この中から自分が希望する条件に極力沿った勤務先を見つけていくことになると思うが、カジュアル面談や面接の際、以下のどれかで「違和感」があれば保留にしたほうがよいと感じる。なお個人の経験になるが、このとき感じた「違和感」は入社後も消えることはない。マネジャー職に就いたとしても、改善は困難であることを添えておく。

創業メンバーが、全員で営業していない

入社後の気付きでも書いたが、やはり自社で持っている案件数や顧客とのつながりという点では、誰が営業しているかは確認しておきたい。ITエンジニアに限らず、あなたの仕事がつくられるのも、営業活動をとおして顧客から案件を持って帰ってくるからである。

一方で、何人か集まって創業された5年以内の企業であれば、社長が営業、他はエンジニアというパターンも存在する。こうした企業を受ける際は注意したい。というのも、テストや運用・保守しかやったことがないITエンジニアが創業メンバーにいたとすると、営業活動の皺寄せは先の社長が受けることになる。そのメンバーでは開発ができず、モノの納品もできない体制というわけだ。そうした状況での入社を防ぐため、どういうITエンジニアが集まってできた会社か、設立背景を知っておくことをすすめたい。

また、多くのITエンジニアを抱えているものの、営業できる人が限られると、待機(アベイラブル)時にやや強引に案件を渡されるケースもある。こうした状況であれば、営業のオペレーションもかたまっていないことが多いため、未経験の方としては他の企業も検討することをすすめたい。入社後にこのケースに遭遇し、SNSで後悔している方を見かける。

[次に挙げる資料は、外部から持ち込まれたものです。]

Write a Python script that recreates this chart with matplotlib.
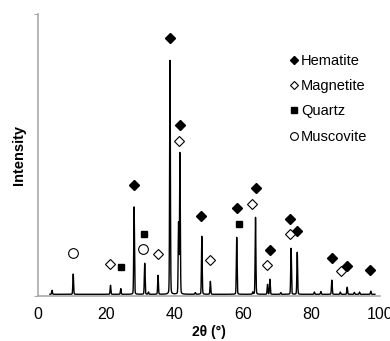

そうしたことをふまえ、個人的には下記3つを、少なくとも自分で答えられるようにしている。

面接官から具体エピソードを聞けない

面接で雑談(アイスブレイク)をされたり、趣味や土日の過ごし方を聞かれることもあるだろう。コミュニケーションの一環なので気軽に答えてあげてほしい。ただ、こちらも担当者に聞く中味の準備をしておくこと。未経験からIT業務にたずさわるにあたってのアドバイスを聞いておくとよい。少なくとも、昨今のSNSの情報よりは信用できる…ハズ。

稀に、趣味全開や動画や書籍から得た話をする方もいる。情報源を提示してくるパターンがあるので分かりやすいが、応募する指標としては弱くなるだろう。

例えば自分は開発志望で応募したが、担当者がテストや運用・保守経験しかないという場合。この場合は、残念ながら開発にかかわるエピソードを尋ねるのは絶望的だ。それなら軌道を変え、「この業界に入るにあたり、またこれまでの自身の仕事に対して、上に書いた話をどう応用し業務にどう活かしたか」の具体エピソードを聞いてみるとよい。ここで、過去の案件やふだんの勉強にまじえて話してくれる方であれば、開発エンジニアとうまくやっているエンジニアの可能性が高いので希望が持てる。あるいは個人開発をしている方なら、話をしてくれるだろう。

しかしここで尻込みをしたり、「自分はこの業務しかしたことがないから分からない」という回答が返ってきた際は、1つ目に書いたように同業他社も検討したい。入社後、1on1を実施しても具体エピソードの中味が薄く、メンバーの話が聴けないはずだ。こちらの回答をおうむ返ししたり、誰かに確認すると言ってその場が終わる。

どういうエンジニアがいるかを確認する

面接時に会社紹介をしてくれる企業もあるだろう。その際の質問で、ITコンサルやセールスエンジニア、マネジメント(PM, PMO, PL)、開発、インフラ、非エンジニア(ヘルプデスクやPMO補佐)の割合を尋ねるとよい。

非エンジニアの数が、従業員数の50%前後を占めていたら、未経験で入るのはおすすめしない。入社後、おそらくは「n年経験したら希望の職種にアサインする」、あるいは売上の側面から「ここに入ってほしい」と言われるだろう。会社は営利法人なのでその内容は正しい。

しかしその実態がどうかと言うと、中途半端に実務経験を積んだがゆえに単価もそこそこになってしまったが、顧客から求められるスキルに達しておらず、営業で苦労することになる。ここでITエンジニアと営業の軋轢を生むことになる。それを避けるために、2つ目のエンジニアの割合を確認し、困ったら相談できる環境か把握しておくことが肝要になるわけだ。